> [PROVIDED DATA]:
□ □ □

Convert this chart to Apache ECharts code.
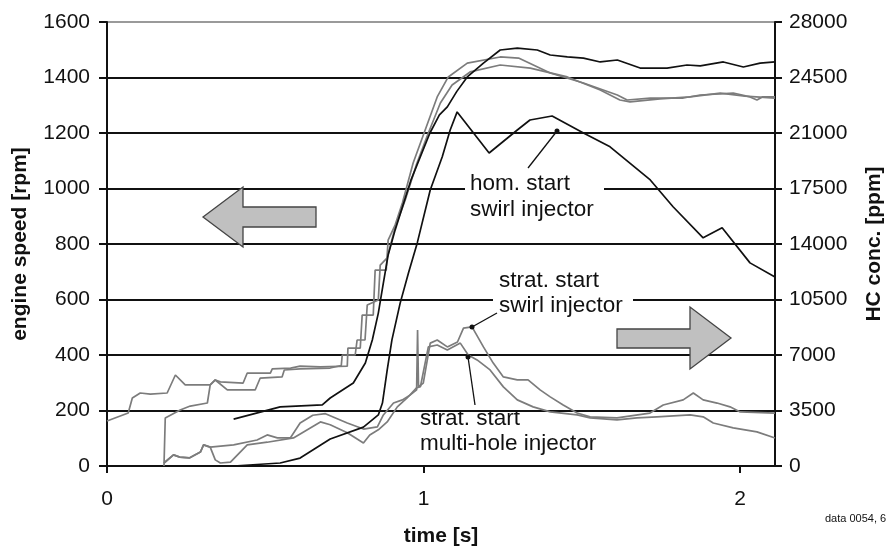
<!DOCTYPE html>
<html>
<head>
<meta charset="utf-8">
<script src="https://cdn.jsdelivr.net/npm/echarts@6/dist/echarts.min.js"></script>
<style>
html,body{margin:0;padding:0;background:#fff;}
#chart{width:893px;height:549px;}
</style>
</head>
<body>
<div id="chart"></div>
<script>
// ---- data (time [s], value) ----
const timeTicks = [0, 1, 2];
const speedTicks = [0, 200, 400, 600, 800, 1000, 1200, 1400, 1600];
const hcTicks = [0, 3500, 7000, 10500, 14000, 17500, 21000, 24500, 28000];

// engine speed [rpm], left axis
const speedHom = [[0.4,169],[0.547,213],[0.68,220],[0.705,245],[0.778,299],[0.816,371],[0.838,454],[0.857,551],[0.873,660],[0.888,760],[0.91,850],[0.96,1030],[1.02,1200],[1.05,1265],[1.075,1294],[1.105,1350],[1.138,1402],[1.189,1452],[1.242,1499],[1.296,1506],[1.359,1499],[1.4,1481],[1.454,1474],[1.505,1470],[1.558,1456],[1.612,1463],[1.684,1434],[1.769,1434],[1.832,1445],[1.874,1442],[1.947,1456],[2.01,1438],[2.063,1452],[2.11,1456]];
const speedStratA = [[0,162],[0.067,191],[0.08,245],[0.105,263],[0.137,259],[0.19,263],[0.216,328],[0.247,292],[0.326,292],[0.342,310],[0.358,303],[0.43,299],[0.443,335],[0.516,335],[0.522,350],[0.58,353],[0.61,360],[0.674,357],[0.759,360],[0.761,425],[0.8,425],[0.806,544],[0.841,544],[0.847,706],[0.882,706],[0.888,814],[0.91,868],[0.933,948],[0.967,1092],[1.005,1211],[1.043,1330],[1.078,1402],[1.138,1452],[1.242,1474],[1.3,1470],[1.4,1416],[1.505,1380],[1.612,1337],[1.643,1319],[1.716,1326],[1.82,1326],[1.874,1337],[1.978,1344],[2.031,1330],[2.053,1319],[2.07,1330],[2.11,1330]];
const speedStratB = [[0.18,0],[0.184,173],[0.231,202],[0.263,216],[0.317,227],[0.326,292],[0.342,310],[0.38,274],[0.468,274],[0.484,317],[0.553,321],[0.56,346],[0.61,350],[0.705,353],[0.74,362],[0.743,400],[0.784,400],[0.79,454],[0.815,454],[0.822,580],[0.857,598],[0.863,724],[0.885,750],[0.91,860],[0.942,959],[0.977,1085],[1.015,1200],[1.053,1308],[1.09,1373],[1.147,1420],[1.242,1445],[1.337,1434],[1.454,1402],[1.558,1355],[1.62,1319],[1.652,1312],[1.747,1323],[1.842,1330],[1.937,1344],[2.015,1333],[2.11,1326]];

// HC concentration [ppm], right axis
const hcHom = [[0.4,0],[0.547,190],[0.61,500],[0.705,1700],[0.81,2450],[0.857,3220],[0.87,3970],[0.885,6050],[0.9,7950],[0.926,10270],[0.952,12160],[0.98,14070],[1.021,17410],[1.059,19500],[1.084,21190],[1.106,22330],[1.207,19740],[1.296,21190],[1.336,21820],[1.406,22070],[1.505,21000],[1.589,20130],[1.716,18040],[1.788,16350],[1.883,14390],[1.943,15020],[2.031,12810],[2.11,11920]];
const hcStratSwirl = [[0.18,190],[0.21,700],[0.23,560],[0.26,510],[0.295,880],[0.305,1330],[0.326,1190],[0.4,1330],[0.474,1640],[0.506,1960],[0.538,1770],[0.579,1770],[0.61,2710],[0.65,3200],[0.69,3300],[0.759,2710],[0.81,2330],[0.854,2470],[0.873,3220],[0.905,3970],[0.933,4170],[0.958,4480],[0.978,4800],[0.981,8580],[0.984,5000],[0.999,5230],[1.021,7750],[1.043,7950],[1.075,7510],[1.107,7820],[1.126,8700],[1.153,8770],[1.189,7510],[1.22,6490],[1.252,5620],[1.296,5430],[1.33,5430],[1.368,4800],[1.4,4360],[1.441,3850],[1.485,3340],[1.526,3100],[1.611,3030],[1.715,3340],[1.757,3850],[1.82,4170],[1.852,4600],[1.883,4170],[1.927,3970],[1.968,3730],[2.0,3410],[2.11,3340]];
const hcStratMulti = [[0.18,190],[0.21,700],[0.23,560],[0.26,510],[0.295,880],[0.305,1330],[0.326,1190],[0.342,385],[0.358,190],[0.39,245],[0.443,1330],[0.506,1500],[0.589,1770],[0.674,2780],[0.705,2600],[0.759,2100],[0.81,1450],[0.83,1960],[0.857,2280],[0.885,2780],[0.917,3730],[0.948,4290],[0.977,4920],[0.99,5000],[1.015,7510],[1.043,7630],[1.075,7320],[1.116,7750],[1.141,7000],[1.169,6690],[1.21,6060],[1.252,4990],[1.296,4170],[1.346,3730],[1.4,3410],[1.485,3220],[1.526,3030],[1.611,2910],[1.674,3030],[1.737,3100],[1.842,3220],[1.883,3100],[1.915,2710],[1.978,2400],[2.053,2150],[2.11,1770]];

const FONT = "'Liberation Sans', Arial, sans-serif";
const GRAY = '#7c7c7c';
const chart = echarts.init(document.getElementById('chart'), null, {renderer: 'canvas'});

function lineSeries(name, data, color, axis) {
  return {
    name, type: 'line', data, yAxisIndex: axis,
    showSymbol: false, symbol: 'none', animation: false,
    lineStyle: {color, width: 1.7}, z: color === GRAY ? 3 : 4
  };
}

const gridColors = speedTicks.map((v, i) => i === speedTicks.length - 1 ? '#9a9a9a' : '#111');

const textStyle = (t, x, y, size) => ({
  type: 'text', x, y, z: 120,
  style: {text: t, font: `${size}px ${FONT}`, fill: '#111', textVerticalAlign: 'middle', textAlign: 'left'}
});

chart.setOption({
  animation: false,
  backgroundColor: '#fff',
  grid: {left: 107, right: 118, top: 22, bottom: 83, containLabel: false, outerBoundsMode: 'none'},
  xAxis: {
    type: 'value', min: 0, max: 2.11, interval: 1,
    name: 'time [s]', nameLocation: 'middle', nameGap: 60,
    nameTextStyle: {fontFamily: FONT, fontSize: 21, fontWeight: 'bold', color: '#111'},
    axisLine: {show: true, lineStyle: {color: '#111', width: 2}},
    axisTick: {show: true, inside: false, length: 7, customValues: timeTicks, lineStyle: {color: '#111', width: 2}},
    axisLabel: {show: true, margin: 23, customValues: timeTicks, fontFamily: FONT, fontSize: 21, color: '#111', formatter: v => String(v)},
    splitLine: {show: false}
  },
  yAxis: [{
    type: 'value', min: 0, max: 1600, interval: 200, position: 'left',
    name: 'engine speed [rpm]', nameLocation: 'middle', nameGap: 76, nameRotate: 90,
    nameTextStyle: {fontFamily: FONT, fontSize: 21, fontWeight: 'bold', color: '#111'},
    axisLine: {show: true, lineStyle: {color: '#111', width: 2}},
    axisTick: {show: true, inside: false, length: 8, lineStyle: {color: '#111', width: 2}},
    axisLabel: {margin: 17, fontFamily: FONT, fontSize: 21, color: '#111', formatter: v => String(v)},
    splitLine: {show: true, lineStyle: {color: gridColors, width: 2}}
  }, {
    type: 'value', min: 0, max: 28000, interval: 3500, position: 'right',
    name: 'HC conc. [ppm]', nameLocation: 'middle', nameGap: 89, nameRotate: 90,
    nameTextStyle: {fontFamily: FONT, fontSize: 21, fontWeight: 'bold', color: '#111'},
    axisLine: {show: true, lineStyle: {color: '#111', width: 2}},
    axisTick: {show: true, inside: false, length: 7, lineStyle: {color: '#111', width: 2}},
    axisLabel: {margin: 14, fontFamily: FONT, fontSize: 21, color: '#111', formatter: v => String(v)},
    splitLine: {show: false}
  }],
  series: [
    lineSeries('speed strat A', speedStratA, GRAY, 0),
    lineSeries('speed strat B', speedStratB, GRAY, 0),
    lineSeries('HC strat swirl', hcStratSwirl, GRAY, 1),
    lineSeries('HC strat multi', hcStratMulti, GRAY, 1),
    lineSeries('speed hom', speedHom, '#111', 0),
    lineSeries('HC hom', hcHom, '#111', 1)
  ],
  graphic: {elements: [
    // white boxes behind annotation texts
    {type: 'rect', z: 110, shape: {x: 465, y: 170, width: 139, height: 52}, style: {fill: '#fff'}},
    {type: 'rect', z: 110, shape: {x: 493, y: 268, width: 140, height: 50}, style: {fill: '#fff'}},
    textStyle('hom. start', 470, 184, 22.5),
    textStyle('swirl injector', 470, 210, 22.5),
    textStyle('strat. start', 499, 281, 22.5),
    textStyle('swirl injector', 499, 306, 22.5),
    textStyle('strat. start', 420, 419, 22.5),
    textStyle('multi-hole injector', 420, 444, 22.5),
    // pointer lines
    {type: 'line', z: 115, shape: {x1: 528, y1: 168, x2: 557, y2: 131}, style: {stroke: '#111', lineWidth: 1.3}},
    {type: 'circle', z: 115, shape: {cx: 557, cy: 131, r: 2.5}, style: {fill: '#111'}},
    {type: 'line', z: 115, shape: {x1: 497, y1: 313, x2: 472, y2: 327}, style: {stroke: '#111', lineWidth: 1.3}},
    {type: 'circle', z: 115, shape: {cx: 472, cy: 327, r: 2.5}, style: {fill: '#111'}},
    {type: 'line', z: 115, shape: {x1: 475, y1: 405, x2: 468, y2: 357}, style: {stroke: '#111', lineWidth: 1.3}},
    {type: 'circle', z: 115, shape: {cx: 468, cy: 357, r: 2.5}, style: {fill: '#111'}},
    // block arrows
    {type: 'polygon', z: 115, shape: {points: [[203,217],[243,187],[243,207],[316,207],[316,227],[243,227],[243,247]]},
     style: {fill: '#c0c0c0', stroke: '#444', lineWidth: 1.3}},
    {type: 'polygon', z: 115, shape: {points: [[617,329],[690,329],[690,307],[731,338],[690,369],[690,348],[617,348]]},
     style: {fill: '#c0c0c0', stroke: '#444', lineWidth: 1.3}},
    // source note
    {type: 'text', z: 120, x: 825, y: 519, style: {text: 'data 0054, 6', font: `11px ${FONT}`, fill: '#111', textVerticalAlign: 'middle'}}
  ]}
});
</script>
</body>
</html>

□ □ □

> [EXERCISE GOAL]: Skip the pictures, please, and transcribe only the lines from the beginning of the material through the one that contains "21000, 24500, 28000];".

> [EXERCISE RESULT]:
Convert this chart to Apache ECharts code.
<!DOCTYPE html>
<html>
<head>
<meta charset="utf-8">
<script src="https://cdn.jsdelivr.net/npm/echarts@6/dist/echarts.min.js"></script>
<style>
html,body{margin:0;padding:0;background:#fff;}
#chart{width:893px;height:549px;}
</style>
</head>
<body>
<div id="chart"></div>
<script>
// ---- data (time [s], value) ----
const timeTicks = [0, 1, 2];
const speedTicks = [0, 200, 400, 600, 800, 1000, 1200, 1400, 1600];
const hcTicks = [0, 3500, 7000, 10500, 14000, 17500, 21000, 24500, 28000];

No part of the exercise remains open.